Fretshop Retrospective ECM records day 37
ECM 1267 Chick Corea “Children’s Songs” 1984.
I’ve known this record a long time. Its been one of my favorite solo piano recordings. 20 numbered songs written by Corea with simple elegant themes. Short and lovely. I could listen to this on endless repeat. It’s not that it breaks any new ground or pushes anywhere or causes any disturbance at all, it’s lovely melodies that always seem to sound fresh listen after listen. Musical comfort food. Worth exploration.
ECM 1269 Dave Holland Quintet “Jumpin In” 1984.
Swing. Lots of it. Kenny Wheeler, trumpet, pocket trumpet, cornet, flugelhorn; Julian Priester, trombone; Steve Coleman, alto sax, flute; Dave Holland, bass, cello; Steve Ellington, drums, all flew to the Ludwigsburg studio to lay down these barn burners Fall of 1983. Great compositions and playing throughout. Holland shows why everyone calls him for gigs, as he rips through tune after tune. Old school bebop kinda vibe through a lot of it, recalling Miles quintets from decades earlier except for a lack of chordal instruments. Instead of piano or guitar, Holland relies on horn arrangements to provide chordal references. Not a new concept, but expertly presented here. Nice set.
ECM 1270 Steve Tibbets “Safe Journey” 1984.
Right outta the box, Tibbets turns up the guitar and shreds with heavy distortion and serious rock attitude. Unusual way to open an ECM set, but fun for me, I love that. He settles into the rest of the tracks with a more world music ambient vibe. It’s lovely and moody. Reminds me of David Torn or Terje Rypdal. Interesting to note it was recorded in St. Paul Minnesota. Must have been a home studio or local studio project, not the usual thing for ECM. They tend to use one of three or four places, favoring studios in Ludwigsburg Germany and Oslo Norway. There Eicher meets with the act and gives them three days, two to lay down tracks and a third to mix. Wonder if they bought the tapes here rather than following the usual ECM thing. Regardless, great record. Really great. Look this one up.
ECM 1271 Pat Metheny “Rejoicing” 1984.
Metheny is joined by New Yorker Charlie Haden on bass, and LA legend and Ornette Coleman heavy since the late 50’s, Billy Higgins on drums. Higgins resume reads like a who’s who of Blue Note and Impulse records; it’s easy to tell why here on this set. Tracked at the Power Station in New York late 1983, It opens up a calm and beautiful record then morphs into a seriously outside free jazz improv. The arco bass with guitar synth at the end is downright heavy. It never loses itself or runs off the rails though; the ensemble is very close knit with intimate interplay between the players. It swings like mad and is more straight-ahead jazz than the Metheny group records with Lyle Mays that fired up electric jazz palates across the country at this time, and its way more outside than any of those records would dare to go either. I never tire of Haden’s bass. Teamed up with Higgins the vibe is telepathic. Dig this record a lot.
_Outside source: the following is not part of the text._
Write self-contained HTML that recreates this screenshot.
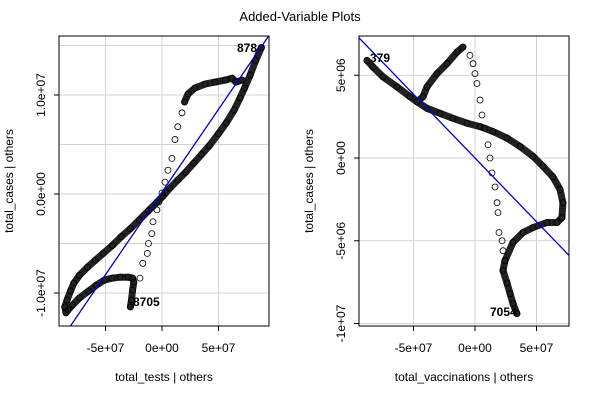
<!DOCTYPE html>
<html><head><meta charset="utf-8"><style>
body{margin:0;background:#fff}
svg text{font-family:"Liberation Sans",Arial,sans-serif;fill:#000}
</style></head><body>
<svg id="c" width="600" height="400" xmlns="http://www.w3.org/2000/svg">
<rect width="600" height="400" fill="#fff"/>
<text x="300" y="21" text-anchor="middle" font-size="13">Added-Variable Plots</text>
</svg>
<script>
// Left panel: total_tests (1e6) vs total_cases (1e6)
const leftDenseX=[-28,-27,-26,-25,-26,-30,-37,-44,-51,-58,-65,-73,-79,-83,-85,-86,-84,-81,-78,-73,-66,-59,-52,-44,-36,-28,-20,-12,-5,1,7,14,21,28,35,42,50,57,64,69,73,78,83,88];
const leftDenseY=[-11.4,-10.7,-9.7,-8.9,-8.5,-8.4,-8.4,-8.5,-8.7,-9.2,-9.8,-10.5,-11.2,-11.7,-12.0,-11.4,-10.7,-9.8,-9.0,-8.2,-7.4,-6.7,-6.0,-5.2,-4.3,-3.5,-2.6,-1.7,-0.9,-0.2,0.6,1.4,2.2,3.1,4.0,4.9,6.1,7.2,8.5,9.7,10.7,12.0,13.5,14.8];
const leftTopX=[20,23,29,38,47,56,62,65.5,71];
const leftTopY=[9.3,10.1,10.7,11.1,11.3,11.5,11.7,11.3,11.5];
const leftSparseX=[-19.5,-17,-13,-12,-9,-8,-4.5,-2.7,0,2.7,5.3,8.8,11.5,14,17.7];
const leftSparseY=[-8.5,-7.0,-6.0,-5.0,-4.0,-2.8,-1.6,-0.8,0.1,1.2,2.4,3.6,5.5,6.8,8.2];
const leftXTicks=[-50,0,50], leftXTickLabels=["-5e+07","0e+00","5e+07"];
const leftYTicks=[10,0,-10], leftYTickLabels=["1.0e+07","0.0e+00","-1.0e+07"];
const leftYGrid=[15,10,5,0,-5,-10];
const leftSlope=0.167, leftIntercept=0.2;
// Right panel: total_vaccinations (1e6) vs total_cases (1e6)
const rightDenseX=[-87.8,-82.9,-74.8,-63.4,-52.8,-47.2,-39,-28.5,-17.9,-6.5,4.1,14.6,26,36.6,47.2,55.3,63.4,69.1,71.5,70.7,66.7,58.5,47.2,39,30.9,24.4,22.8,26,28.5,30.9,34.1];
const rightDenseY=[5.9,5.5,4.9,4.3,3.7,3.4,3.0,2.7,2.4,2.1,1.9,1.6,1.2,0.7,0.1,-0.5,-1.15,-1.9,-2.7,-3.6,-3.9,-3.9,-4.2,-4.5,-5.1,-6.2,-6.8,-7.55,-8.2,-8.8,-9.4];
const rightLoopX=[-47.2,-42.3,-39,-30.9,-22.8,-14.6,-9.8];
const rightLoopY=[3.4,3.7,4.3,5.1,5.7,6.4,6.7];
const rightSparseX=[-4.1,-1.6,0,1.6,4.1,5.7,8.1,10.6,12.2,13.8,16.3,17.9,18.7,19.5,22,22.8,24.4];
const rightSparseY=[6.2,5.7,5.1,4.5,3.5,2.6,1.8,0.8,0,-0.9,-1.75,-2.7,-3.3,-4.5,-5.0,-5.6,-6.2];
const rightXTicks=[-50,0,50], rightXTickLabels=["-5e+07","0e+00","5e+07"];
const rightYTicks=[5,0,-5,-10], rightYTickLabels=["5e+06","0e+00","-5e+06","-1e+07"];
const rightSlope=-0.077, rightIntercept=0;

const NS="http://www.w3.org/2000/svg", svg=document.getElementById('c');
function mk(tag,at,parent){const e=document.createElementNS(NS,tag);for(const k in at)e.setAttribute(k,at[k]);(parent||svg).appendChild(e);return e;}

function panel(p){
  const g=mk('g',{});
  
  
  const sx=v=>p.x0+v*p.kx, sy=v=>p.y0-v*p.ky;
  p.xt.forEach(t=>{const l=mk('line',{x1:sx(t),x2:sx(t),y1:p.top,y2:p.bot,stroke:'#d3d3d3','stroke-width':1},g);
    });
  p.yg.forEach(t=>{const l=mk('line',{x1:p.left,x2:p.right,y1:sy(t),y2:sy(t),stroke:'#d3d3d3','stroke-width':1},g);
    });
  const pts=mk('g',{},g);
  
  p.dense.forEach(s=>{
    const d=s[0].map((x,i)=>(i?'L':'M')+sx(x).toFixed(1)+' '+sy(s[1][i]).toFixed(1)).join(' ');
    const pl=mk('path',{d:d,fill:'none',stroke:'#222','stroke-width':7,'stroke-linejoin':'round','stroke-linecap':'round'},pts);
    
    s[0].forEach((x,i)=>{const c=mk('circle',{cx:sx(x),cy:sy(s[1][i]),r:3,fill:'none',stroke:'#000','stroke-width':0.8},pts);
      });
  });
  p.sparse.forEach(s=>{
    s[0].forEach((x,i)=>{const c=mk('circle',{cx:sx(x),cy:sy(s[1][i]),r:3,fill:'none',stroke:'#000','stroke-width':0.8},pts);
      });
  });
  const cp=mk('clipPath',{id:p.name+'-clip'},g);mk('rect',{x:p.left,y:p.top,width:p.right-p.left,height:p.bot-p.top},cp);
  const xa=(p.left-p.x0)/p.kx, xb=(p.right-p.x0)/p.kx;
  const rl=mk('line',{x1:p.left,y1:sy(p.int+p.sl*xa),x2:p.right,y2:sy(p.int+p.sl*xb),stroke:'#0000cd','stroke-width':1.3,'clip-path':'url(#'+p.name+'-clip)'},g);
  
  const bx=mk('rect',{x:p.left,y:p.top,width:p.right-p.left,height:p.bot-p.top,fill:'none',stroke:'#000','stroke-width':1},g);
  
  p.xt.forEach((t,i)=>{mk('line',{x1:sx(t),x2:sx(t),y1:p.bot,y2:p.bot+5,stroke:'#000'},g);
    const tx=mk('text',{x:sx(t),y:p.bot+26,'text-anchor':'middle','font-size':12},g);tx.textContent=p.xl[i];
    });
  p.yt.forEach((t,i)=>{mk('line',{x1:p.left-5,x2:p.left,y1:sy(t),y2:sy(t),stroke:'#000'},g);
    const tx=mk('text',{x:0,y:0,'text-anchor':'middle','font-size':12,transform:'translate('+(p.left-14)+','+sy(t)+') rotate(-90)'},g);tx.textContent=p.yl[i];
    });
  const xt=mk('text',{x:(p.left+p.right)/2,y:381,'text-anchor':'middle','font-size':12},g);xt.textContent=p.xtitle;
  
  const yt=mk('text',{x:0,y:0,'text-anchor':'middle','font-size':12,transform:'translate('+(p.left-46)+','+((p.top+p.bot)/2)+') rotate(-90)'},g);yt.textContent=p.ytitle;
  
  p.labels.forEach(l=>{const t=mk('text',{x:l[0],y:l[1],'font-size':12,'font-weight':'bold',fill:'#333'},g);t.textContent=l[2];
    });
}
panel({name:'left-panel',left:59,right:269,top:36,bot:326,x0:162,kx:1.13,y0:194,ky:9.9,
  xt:leftXTicks,xl:leftXTickLabels,yt:leftYTicks,yl:leftYTickLabels,yg:leftYGrid,sl:leftSlope,int:leftIntercept,
  dense:[[leftDenseX,leftDenseY],[leftTopX,leftTopY]],sparse:[[leftSparseX,leftSparseY]],
  xtitle:'total_tests | others',ytitle:'total_cases  | others',labels:[[133,306,'8705'],[237,52,'878']]});
panel({name:'right-panel',left:359,right:569,top:36,bot:326,x0:475,kx:1.23,y0:158,ky:16.55,
  xt:rightXTicks,xl:rightXTickLabels,yt:rightYTicks,yl:rightYTickLabels,yg:rightYTicks,sl:rightSlope,int:rightIntercept,
  dense:[[rightDenseX,rightDenseY],[rightLoopX,rightLoopY]],sparse:[[rightSparseX,rightSparseY]],
  xtitle:'total_vaccinations | others',ytitle:'total_cases  | others',labels:[[370,62,'379'],[490,316,'7054']]});
</script>
</body></html>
ECM 1272 John Abercrombie “Night” 1984.
Abercrombie stretches into new turf with Jan Hammer on Hammond B3 and other Keys, Jack DeJohnette on drums, and Mike Brecker on sax. Recorded at the Power Station in New York. Brecker shreds, Hammer goes full-on Prog rock, and DeJohnette continues his role as Musical Chameleon, playing a myriad of styles perfectly as if that’s the only thing he plays his whole life. The similarities between Abercrombie and Metheny are palpable listening to them back to back like this. Essentially an Organ quartet with sax rather than organ trio, Hammer anchors these tracks solidly, not in typical organ trio fashion but still maintaining the bassline one way or another. Fun romp.
ECM 1273 Art Ensemble of Chicago “The Third Decade” 1984.
For the kings of outside the box music, this set is the most inside thing I’ve heard yet from them. Apparently their last ECM release. You have to be in the mood for their work. The idea is there is music in cacophony, that the sounds of traffic and construction and subway trains could be construed as noise or music depending on your point of view. Their improvisations are intense, sometimes very discordant and grating, sometimes pretty and unique. There is all the above on this disc and more, even R&B, Bebop and other mixed “mainstream” sounds. Lester Bowie’s last record has a similar breadth of style and expression and he is here too with his longstanding ensemble gig. This group are brilliant and innovative. Not my cuppa tea most days but their recordings can be the best examples of that kind of material. Maybe not this one, but The Bell Piece sure is up there with all the rest.